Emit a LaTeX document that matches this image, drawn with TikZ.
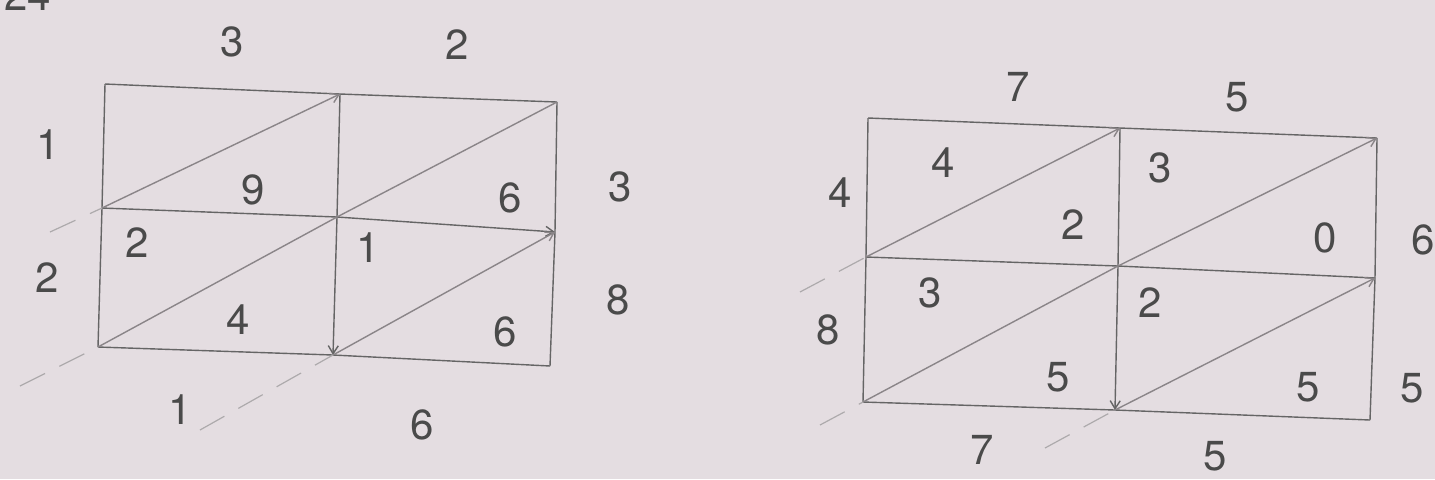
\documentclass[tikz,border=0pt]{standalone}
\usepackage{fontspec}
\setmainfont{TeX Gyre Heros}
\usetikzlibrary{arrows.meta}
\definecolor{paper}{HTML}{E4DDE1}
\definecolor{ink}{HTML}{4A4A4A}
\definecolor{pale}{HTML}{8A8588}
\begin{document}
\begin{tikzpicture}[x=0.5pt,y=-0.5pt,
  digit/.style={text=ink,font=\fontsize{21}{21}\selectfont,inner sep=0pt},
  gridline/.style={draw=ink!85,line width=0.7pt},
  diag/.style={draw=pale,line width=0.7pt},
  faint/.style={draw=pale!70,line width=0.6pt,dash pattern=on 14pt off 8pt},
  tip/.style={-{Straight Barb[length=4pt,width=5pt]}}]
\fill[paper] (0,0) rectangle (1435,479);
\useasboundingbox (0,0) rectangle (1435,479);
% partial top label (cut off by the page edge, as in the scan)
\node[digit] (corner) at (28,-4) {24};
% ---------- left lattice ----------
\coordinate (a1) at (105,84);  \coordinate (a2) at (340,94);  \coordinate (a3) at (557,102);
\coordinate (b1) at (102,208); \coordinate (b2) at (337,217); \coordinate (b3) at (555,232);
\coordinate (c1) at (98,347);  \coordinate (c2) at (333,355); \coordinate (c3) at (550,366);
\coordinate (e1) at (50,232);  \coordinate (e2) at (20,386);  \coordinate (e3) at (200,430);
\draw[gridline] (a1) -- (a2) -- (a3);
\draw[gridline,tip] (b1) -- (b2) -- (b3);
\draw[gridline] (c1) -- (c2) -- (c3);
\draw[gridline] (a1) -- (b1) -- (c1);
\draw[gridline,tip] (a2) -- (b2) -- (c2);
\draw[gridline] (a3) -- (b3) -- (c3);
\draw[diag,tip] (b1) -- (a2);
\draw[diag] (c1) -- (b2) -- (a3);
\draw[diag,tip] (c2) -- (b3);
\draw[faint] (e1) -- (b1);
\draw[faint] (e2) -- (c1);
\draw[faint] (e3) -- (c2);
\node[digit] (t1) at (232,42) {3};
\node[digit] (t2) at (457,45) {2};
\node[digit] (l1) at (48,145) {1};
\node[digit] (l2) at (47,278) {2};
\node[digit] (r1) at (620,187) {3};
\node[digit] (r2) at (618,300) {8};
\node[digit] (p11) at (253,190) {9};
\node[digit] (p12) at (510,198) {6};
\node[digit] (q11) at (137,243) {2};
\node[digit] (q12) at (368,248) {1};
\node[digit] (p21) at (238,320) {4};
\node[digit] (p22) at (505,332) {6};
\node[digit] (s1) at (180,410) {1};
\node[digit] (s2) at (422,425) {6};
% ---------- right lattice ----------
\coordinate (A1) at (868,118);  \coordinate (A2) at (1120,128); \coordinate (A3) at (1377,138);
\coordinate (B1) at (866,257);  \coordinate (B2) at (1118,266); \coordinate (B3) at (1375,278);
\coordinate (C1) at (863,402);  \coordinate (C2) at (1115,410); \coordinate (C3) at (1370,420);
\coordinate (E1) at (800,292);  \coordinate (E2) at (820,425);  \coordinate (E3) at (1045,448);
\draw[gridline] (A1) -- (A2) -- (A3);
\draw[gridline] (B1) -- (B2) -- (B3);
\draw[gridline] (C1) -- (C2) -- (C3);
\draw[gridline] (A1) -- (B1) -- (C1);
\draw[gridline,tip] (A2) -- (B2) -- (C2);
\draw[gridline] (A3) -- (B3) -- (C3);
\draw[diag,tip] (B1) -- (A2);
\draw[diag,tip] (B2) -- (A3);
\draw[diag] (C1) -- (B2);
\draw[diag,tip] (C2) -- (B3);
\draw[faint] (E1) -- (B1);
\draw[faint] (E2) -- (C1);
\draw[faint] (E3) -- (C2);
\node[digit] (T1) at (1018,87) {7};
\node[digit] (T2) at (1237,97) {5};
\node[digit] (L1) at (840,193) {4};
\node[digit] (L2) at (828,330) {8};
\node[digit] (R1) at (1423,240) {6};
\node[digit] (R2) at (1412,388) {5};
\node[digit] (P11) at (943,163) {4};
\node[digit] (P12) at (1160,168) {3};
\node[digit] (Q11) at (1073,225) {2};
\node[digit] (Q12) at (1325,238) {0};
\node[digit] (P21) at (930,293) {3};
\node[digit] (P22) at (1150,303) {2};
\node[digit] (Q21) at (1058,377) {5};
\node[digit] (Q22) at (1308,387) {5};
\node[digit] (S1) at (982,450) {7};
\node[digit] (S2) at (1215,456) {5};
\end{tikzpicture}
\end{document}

---*---

→ REQUIRED TASK:
Omit every picture, then repeat the remaining data exactly as it appears above.

→ OUTPUT BELOW:
Emit a LaTeX document that matches this image, drawn with TikZ.
\documentclass[tikz,border=0pt]{standalone}
\usepackage{fontspec}
\setmainfont{TeX Gyre Heros}
\usetikzlibrary{arrows.meta}
\definecolor{paper}{HTML}{E4DDE1}
\definecolor{ink}{HTML}{4A4A4A}
\definecolor{pale}{HTML}{8A8588}
\begin{document}
\begin{tikzpicture}[x=0.5pt,y=-0.5pt,
  digit/.style={text=ink,font=\fontsize{21}{21}\selectfont,inner sep=0pt},
  gridline/.style={draw=ink!85,line width=0.7pt},
  diag/.style={draw=pale,line width=0.7pt},
  faint/.style={draw=pale!70,line width=0.6pt,dash pattern=on 14pt off 8pt},
  tip/.style={-{Straight Barb[length=4pt,width=5pt]}}]
\fill[paper] (0,0) rectangle (1435,479);
\useasboundingbox (0,0) rectangle (1435,479);
% partial top label (cut off by the page edge, as in the scan)
\node[digit] (corner) at (28,-4) {24};
% ---------- left lattice ----------
\coordinate (a1) at (105,84);  \coordinate (a2) at (340,94);  \coordinate (a3) at (557,102);
\coordinate (b1) at (102,208); \coordinate (b2) at (337,217); \coordinate (b3) at (555,232);
\coordinate (c1) at (98,347);  \coordinate (c2) at (333,355); \coordinate (c3) at (550,366);
\coordinate (e1) at (50,232);  \coordinate (e2) at (20,386);  \coordinate (e3) at (200,430);
\draw[gridline] (a1) -- (a2) -- (a3);
\draw[gridline,tip] (b1) -- (b2) -- (b3);
\draw[gridline] (c1) -- (c2) -- (c3);
\draw[gridline] (a1) -- (b1) -- (c1);
\draw[gridline,tip] (a2) -- (b2) -- (c2);
\draw[gridline] (a3) -- (b3) -- (c3);
\draw[diag,tip] (b1) -- (a2);
\draw[diag] (c1) -- (b2) -- (a3);
\draw[diag,tip] (c2) -- (b3);
\draw[faint] (e1) -- (b1);
\draw[faint] (e2) -- (c1);
\draw[faint] (e3) -- (c2);
\node[digit] (t1) at (232,42) {3};
\node[digit] (t2) at (457,45) {2};
\node[digit] (l1) at (48,145) {1};
\node[digit] (l2) at (47,278) {2};
\node[digit] (r1) at (620,187) {3};
\node[digit] (r2) at (618,300) {8};
\node[digit] (p11) at (253,190) {9};
\node[digit] (p12) at (510,198) {6};
\node[digit] (q11) at (137,243) {2};
\node[digit] (q12) at (368,248) {1};
\node[digit] (p21) at (238,320) {4};
\node[digit] (p22) at (505,332) {6};
\node[digit] (s1) at (180,410) {1};
\node[digit] (s2) at (422,425) {6};
% ---------- right lattice ----------
\coordinate (A1) at (868,118);  \coordinate (A2) at (1120,128); \coordinate (A3) at (1377,138);
\coordinate (B1) at (866,257);  \coordinate (B2) at (1118,266); \coordinate (B3) at (1375,278);
\coordinate (C1) at (863,402);  \coordinate (C2) at (1115,410); \coordinate (C3) at (1370,420);
\coordinate (E1) at (800,292);  \coordinate (E2) at (820,425);  \coordinate (E3) at (1045,448);
\draw[gridline] (A1) -- (A2) -- (A3);
\draw[gridline] (B1) -- (B2) -- (B3);
\draw[gridline] (C1) -- (C2) -- (C3);
\draw[gridline] (A1) -- (B1) -- (C1);
\draw[gridline,tip] (A2) -- (B2) -- (C2);
\draw[gridline] (A3) -- (B3) -- (C3);
\draw[diag,tip] (B1) -- (A2);
\draw[diag,tip] (B2) -- (A3);
\draw[diag] (C1) -- (B2);
\draw[diag,tip] (C2) -- (B3);
\draw[faint] (E1) -- (B1);
\draw[faint] (E2) -- (C1);
\draw[faint] (E3) -- (C2);
\node[digit] (T1) at (1018,87) {7};
\node[digit] (T2) at (1237,97) {5};
\node[digit] (L1) at (840,193) {4};
\node[digit] (L2) at (828,330) {8};
\node[digit] (R1) at (1423,240) {6};
\node[digit] (R2) at (1412,388) {5};
\node[digit] (P11) at (943,163) {4};
\node[digit] (P12) at (1160,168) {3};
\node[digit] (Q11) at (1073,225) {2};
\node[digit] (Q12) at (1325,238) {0};
\node[digit] (P21) at (930,293) {3};
\node[digit] (P22) at (1150,303) {2};
\node[digit] (Q21) at (1058,377) {5};
\node[digit] (Q22) at (1308,387) {5};
\node[digit] (S1) at (982,450) {7};
\node[digit] (S2) at (1215,456) {5};
\end{tikzpicture}
\end{document}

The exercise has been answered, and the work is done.